Southgate circles the wagons as England prepare for Panama

England boss questions nation’s media after apparent XI for second game is circulated

Gareth Southgate leads an England training session ahead of Sunday’s clash with Panama. Photograph: Paul Ellis/Getty

Gareth Southgate leads an England training session ahead of Sunday’s clash with Panama. Photograph: Paul Ellis/Getty

 

World Cup Group G, England v Panama, Sunday June 24th (kick-off 1.0)

They don’t usually tend to become apparent until a game is actually lost, but the use of a long-range photograph - taken at England’s open training session on Thursday and thought to reveal Sunday’s starting line-up - has brought tensions with the media out into the open, even as the team sits joint-top of its group going into the second round of Group G matches.

At his press conference on Friday Gareth Southgate chided journalists for using the picture and so helping England’s second opponents, Panama, before apparently attempting to suggest that the page on which the team was set out - in a notepad carried by his assistant Steve Holland -was just one of many containing different combinations.

“Obviously any time, if we were to give the opposition the opportunity of having our team it’s a disadvantage to us,” Southgate told the assembled reporters. “So of course our media has to decide if they want to help the team or not.”

Various high profile journalists took to twitter to defend the original decision to publish with the BBC’s Dan Roan remarking that: “Core role of media - in whatever field - is to report the news impartially. Public expect it in politics. Why any different in sport? Don’t know any journalists covering England here who don’t want to see team do well. But also have a job to do. Was an open training session.”

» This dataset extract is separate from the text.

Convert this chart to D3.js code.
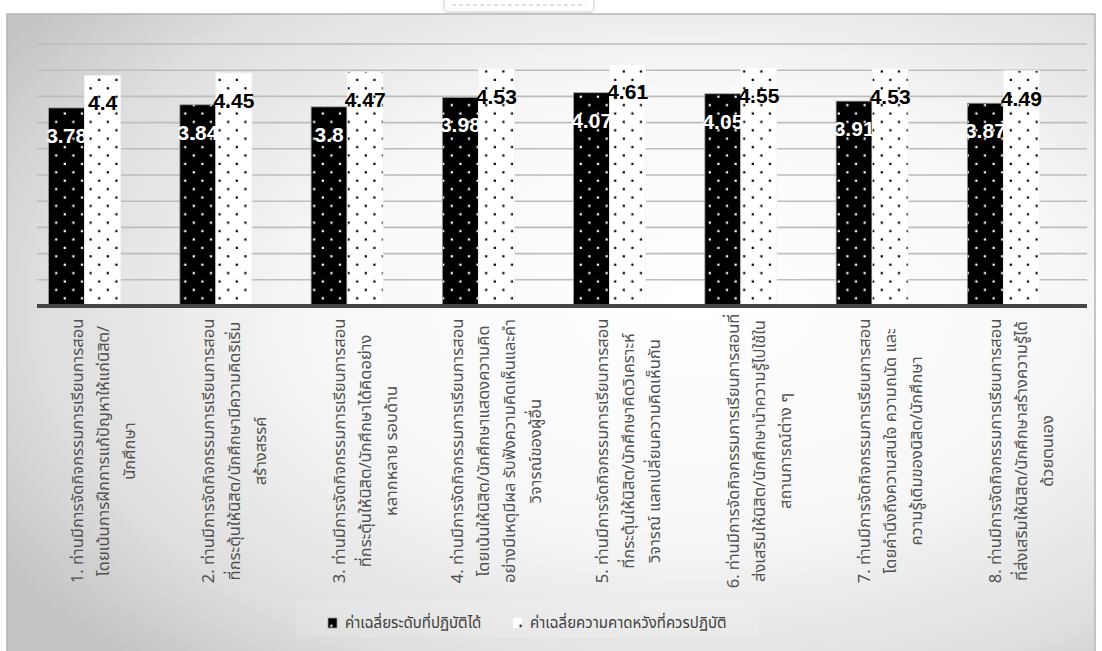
<!DOCTYPE html>
<html>
<head>
<meta charset="utf-8">
<script src="https://cdn.jsdelivr.net/npm/d3@7"></script>
<style>
  html, body { margin: 0; padding: 0; background: #ffffff; }
  svg { display: block; }
</style>
</head>
<body>
<svg id="chart" width="1102" height="651"></svg>
<script>
// ---- data ----
const categories = [
  ["1. ท่านมีการจัดกิจกรรมการเรียนการสอน", "โดยเน้นการฝึกการแก้ปัญหาให้แก่นิสิต/", "นักศึกษา"],
  ["2. ท่านมีการจัดกิจกรรมการเรียนการสอน", "ที่กระตุ้นให้นิสิต/นักศึกษามีความคิดริเริ่ม", "สร้างสรรค์"],
  ["3. ท่านมีการจัดกิจกรรมการเรียนการสอน", "ที่กระตุ้นให้นิสิต/นักศึกษาได้คิดอย่าง", "หลากหลาย รอบด้าน"],
  ["4. ท่านมีการจัดกิจกรรมการเรียนการสอน", "โดยเน้นให้นิสิต/นักศึกษาแสดงความคิด", "อย่างมีเหตุมีผล รับฟังความคิดเห็นและคำ", "วิจารณ์ของผู้อื่น"],
  ["5. ท่านมีการจัดกิจกรรมการเรียนการสอน", "ที่กระตุ้นให้นิสิต/นักศึกษาคิดวิเคราะห์", "วิจารณ์ แลกเปลี่ยนความคิดเห็นกัน"],
  ["6. ท่านมีการจัดกิจกรรมการเรียนการสอนที่", "ส่งเสริมให้นิสิต/นักศึกษานำความรู้ไปใช้ใน", "สถานการณ์ต่าง ๆ"],
  ["7. ท่านมีการจัดกิจกรรมการเรียนการสอน", "โดยคำนึงถึงความสนใจ ความถนัด และ", "ความรู้เดิมของนิสิต/นักศึกษา"],
  ["8. ท่านมีการจัดกิจกรรมการเรียนการสอน", "ที่ส่งเสริมให้นิสิต/นักศึกษาสร้างความรู้ได้", "ด้วยตนเอง"]
];
const seriesNames = ["ค่าเฉลี่ยระดับที่ปฏิบัติได้", "ค่าเฉลี่ยความคาดหวังที่ควรปฏิบัติ"];
const practiced = [3.78, 3.84, 3.8, 3.98, 4.07, 4.05, 3.91, 3.87];
const expected  = [4.4, 4.45, 4.47, 4.53, 4.61, 4.55, 4.53, 4.49];
const yTicks = [0, 0.5, 1, 1.5, 2, 2.5, 3, 3.5, 4, 4.5, 5];

// ---- layout ----
const plot = { left: 37, right: 1087, top: 44, bottom: 306 };
const svg = d3.select("#chart");
const defs = svg.append("defs");

// background gradient
const rg = defs.append("radialGradient").attr("id", "bg")
  .attr("cx", "0.63").attr("cy", "0.45").attr("r", "0.75");
rg.append("stop").attr("offset", "0").attr("stop-color", "#ffffff");
rg.append("stop").attr("offset", "0.45").attr("stop-color", "#f8f8f8");
rg.append("stop").attr("offset", "0.8").attr("stop-color", "#dedede");
rg.append("stop").attr("offset", "1").attr("stop-color", "#c4c4c4");

// dot patterns
function dotPattern(id, bg, fg) {
  const p = defs.append("pattern").attr("id", id)
    .attr("patternUnits", "userSpaceOnUse")
    .attr("width", 17.2).attr("height", 16.8);
  p.append("rect").attr("width", 17.2).attr("height", 16.8).attr("fill", bg);
  p.append("rect").attr("x", 3.5).attr("y", 3.2).attr("width", 2.2).attr("height", 2.2).attr("fill", fg);
  p.append("rect").attr("x", 12.1).attr("y", 11.6).attr("width", 2.2).attr("height", 2.2).attr("fill", fg);
}
dotPattern("dotsBlack", "#000000", "#ffffff");
dotPattern("dotsWhite", "#ffffff", "#000000");

// faint watermark piece at top
svg.append("rect").attr("x", 444).attr("y", -10).attr("width", 150).attr("height", 22)
  .attr("rx", 4).attr("fill", "#ffffff").attr("stroke", "#dcdcdc").attr("stroke-width", 1.5);
svg.append("line").attr("x1", 452).attr("x2", 586).attr("y1", 5).attr("y2", 5)
  .attr("stroke", "#e0e0e0").attr("stroke-width", 2).attr("stroke-dasharray", "4,3");

// chart area
svg.append("rect").attr("x", 7).attr("y", 14).attr("width", 1088).attr("height", 650)
  .attr("fill", "url(#bg)").attr("stroke", "#b4b4b4").attr("stroke-width", 1.5);

// scales
const x = d3.scaleBand().domain(d3.range(categories.length)).range([plot.left, plot.right]);
const xSub = d3.scaleBand().domain([0, 1]).range([-54, 18]);
const y = d3.scaleLinear().domain([0, 5]).range([plot.bottom, plot.top]);

// gridlines
svg.append("g").selectAll("line").data(yTicks.slice(1)).join("line")
  .attr("x1", plot.left).attr("x2", plot.right)
  .attr("y1", d => y(d)).attr("y2", d => y(d))
  .attr("stroke", "#bdbdbd").attr("stroke-width", 1.6);

// bars
const seriesData = [practiced, expected];
const fills = ["url(#dotsBlack)", "url(#dotsWhite)"];
const barsG = svg.append("g");
seriesData.forEach((vals, si) => {
  barsG.append("g").selectAll("rect").data(vals).join("rect")
    .attr("x", (d, i) => x(i) + x.bandwidth() / 2 + xSub(si))
    .attr("y", d => y(d))
    .attr("width", xSub.bandwidth())
    .attr("height", d => y(0) - y(d))
    .attr("fill", fills[si])
    .attr("stroke", si === 0 ? "#9a9a9a" : "#f2f2f2")
    .attr("stroke-width", 0.8);
});

// axis baseline
svg.append("line").attr("x1", plot.left).attr("x2", plot.right)
  .attr("y1", y(0)).attr("y2", y(0))
  .attr("stroke", "#454545").attr("stroke-width", 4);

// value labels
seriesData.forEach((vals, si) => {
  svg.append("g").selectAll("text").data(vals).join("text")
    .attr("x", (d, i) => x(i) + x.bandwidth() / 2 + xSub(si) + xSub.bandwidth() / 2)
    .attr("y", d => y(d) + 35)
    .attr("text-anchor", "middle")
    .attr("font-family", "'Liberation Sans', Arial, sans-serif")
    .attr("font-weight", "bold")
    .attr("font-size", 21)
    .attr("fill", si === 0 ? "#ffffff" : "#000000")
    .text(d => String(d));
});

// category labels (rotated)
const labelFont = "'Noto Sans Thai', 'Noto Sans', 'DejaVu Sans', sans-serif";
const lineGap = 26;
const catG = svg.append("g");
categories.forEach((lines, i) => {
  const cx = x(i) + x.bandwidth() / 2;
  const n = lines.length;
  const g = catG.append("g")
    .attr("transform", `translate(${cx},${451}) rotate(-90)`);
  g.selectAll("text").data(lines).join("text")
    .attr("x", 0)
    .attr("y", (d, k) => (k - (n - 1) / 2) * lineGap + 6)
    .attr("text-anchor", "middle")
    .attr("font-family", labelFont)
    .attr("font-size", 16.5)
    .attr("fill", "#505050")
    .text(d => d);
});

// legend
const leg = svg.append("g");
leg.append("rect").attr("x", 295).attr("y", 600).attr("width", 463).attr("height", 37)
  .attr("fill", "#ffffff").attr("fill-opacity", 0.12);
const legItems = [
  { name: seriesNames[0], fill: "url(#dotsBlack)", mx: 328, tx: 345 },
  { name: seriesNames[1], fill: "url(#dotsWhite)", mx: 513, tx: 530 }
];
legItems.forEach((it, k) => {
  leg.append("rect").attr("x", it.mx).attr("y", 618).attr("width", 9).attr("height", 10)
    .attr("fill", it.fill).attr("stroke", k === 0 ? "#9a9a9a" : "none").attr("stroke-width", 0.8);
  leg.append("text").attr("x", it.tx).attr("y", 628)
    .attr("font-family", labelFont).attr("font-size", 15).attr("fill", "#404040")
    .text(it.name);
});
</script>
</body>
</html>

Quite a few supporters, as it happens, took issue with him and Kyle Walker, who was put for interview at the press conference, suggested that the press should tailor what they reported so as to support the team.

“If you guys just try and keep it to yourself and don’t bring it out, because it’s not going to help us,” he said. “All the world has seen that team now but you guys have to do your little bits.” He also acknowledged that Holland had apologised for revealing the team.

The nature of the debate is certainly nothing new. The Irish Times was, for instance, criticised by some supporters back in 2002 for publishing the interview with Roy Keane which ultimately led to his departure from the Ireland squad for the World Cup in 2002. But in the case of England there is also a longstanding and sometimes deeply fractious relationship between the players and sections of the media; one that can, it has been suggested, impact very negatively on the way they perform at tournaments.

Raheem Sterling is set to lose his place in the England XI for Sunday’s clash with Panama. Photograph: Lee Smith/Reuters
Raheem Sterling is set to lose his place in the England XI for Sunday’s clash with Panama. Photograph: Lee Smith/Reuters

“I’ve sat at the back of the coach, after an international, and I’ve heard people saying ‘Oh God, that’s me getting a 5 in the paper tomorrow,’ or ‘that’ll be me with a turnip on my head,’” former England international Michael Owen told The Irish Examiner recently.

“Because we’ve been ridiculed for years and years, everyone’s almost petrified of the backlash. They’re more concerned about ‘please, let me not be the one’, because they’ve seen that, at every single tournament, we have to have a scapegoat.

“The same people that were doing well in the Premier League were trying to put their foot down to control the ball - which they can do with their eyes closed - and they were missing the ball. I remember two or three occasions, within five minutes, a pass going into someone and it went under their foot. And that is not anything other than nerves.”

The players’ complaints are not restricted to the level of criticism over performances either. Raheem Sterling, the England player that the photo suggested will be dropped for Sunday’s game, was widely criticised for his display against Tunisia but it is the far more personal attacks on him by “certain tabloids,” that the 23 year-old has expressed his dismay over.

Sterling has been repeatedly derided by a couple of publications for being either a lavish spender, or mean, and most recently for getting the tattoo of gun on his leg, something he said was connected to the death of his father when he was a small boy.

“Especially when I bought my mum a house,” he says in an article published on Friday in The Players’ Tribune, “it was unbelievable what some people were writing. I think it’s really sad that people do that. They hate what they don’t even know. They just want to steal your joy. They just want to pull you down.”

Sterling does look set to lose his place for the game against Panama in Nizhny Novgorod, though, with Marcus Rashford starting instead unless Southgate looks to make some very big point. Dele Alli, meanwhile, is said by the manager to have only a very “slim” chance of starting with Ruben Loftus-Cheek expected to step in instead.